How safe are carriages? The city records each tour we do, including which animal pulls the carriage, the number of passengers on board, the length of the tour, and the time, as well as any carriage “incident”, including Blondie’s fall (not our horse). The incidents recorded also include a hit and run accident in which a car hit a carriage and fled the scene and a mule kick in the barn that didn’t involve a carriage at all. Considering the number of incidents that have occurred in relation to the number of tours conducted, the fact is that an incident occurs in one out of over 6000 tours, or over 99.9% of tours are conducted without incident. This is not yet perfect, but it’s hardly a menace to public safety.
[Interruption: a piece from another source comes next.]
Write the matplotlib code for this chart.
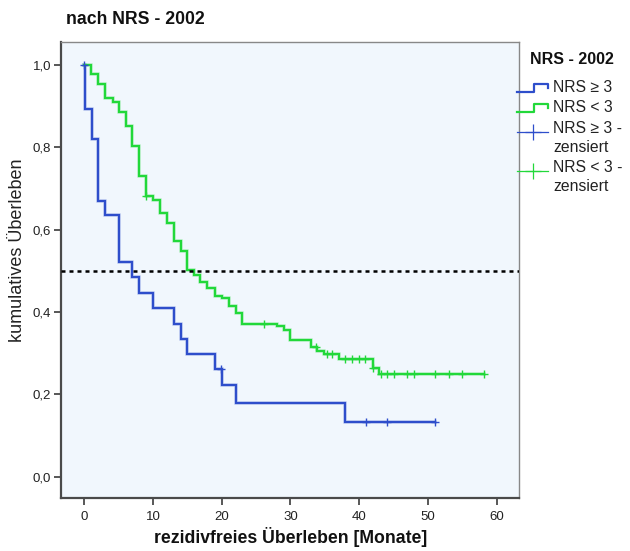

Everyone has an agenda, we realize. There are those who want to ban carriages while we admittedly want to stay in business, continuing to provide a highly popular, safe, and entertaining way for visitors to see Charleston and learn more about our history. How many images of carriages do you see in magazines or on TV when Charleston is featured? Our tours are popular for a reason, and the many visitors who frequent our barn get to see our animal care close-up, in action.

Do you think anyone would ride a carriage if they thought the animal pulling it was being abused? We’re proud to give our 40 plus animal herd a purposeful life that keeps them out of the unwanted horse category while also providing hundreds of jobs for the community. A study published last year in the Journal of Equine Veterinary Science titled “Retrospective Review of Carriage Horse and Mule Welfare in Charleston, South Carolina (2009-2012)” found that the local carriage industry, including the one anonymously reported on in the study,  “provides adequate welfare for their animals, based on the five welfare domains . . . . this company could be used as an example, not only for carriage industry standards, but also for willingness to work alongside veterinarians and other equine health specialists to ensure their animals are receiving optimum care.”

This is what an independent veterinarian concluded after her study, and it pretty much tells the story of carriage animals in Charleston. Seeing is believing and towards that end, I encourage you to stop by and see our process firsthand and review the reports before you listen to hearsay or misperceptions born of another agenda that does not take all facts, figures, and real animal welfare into account.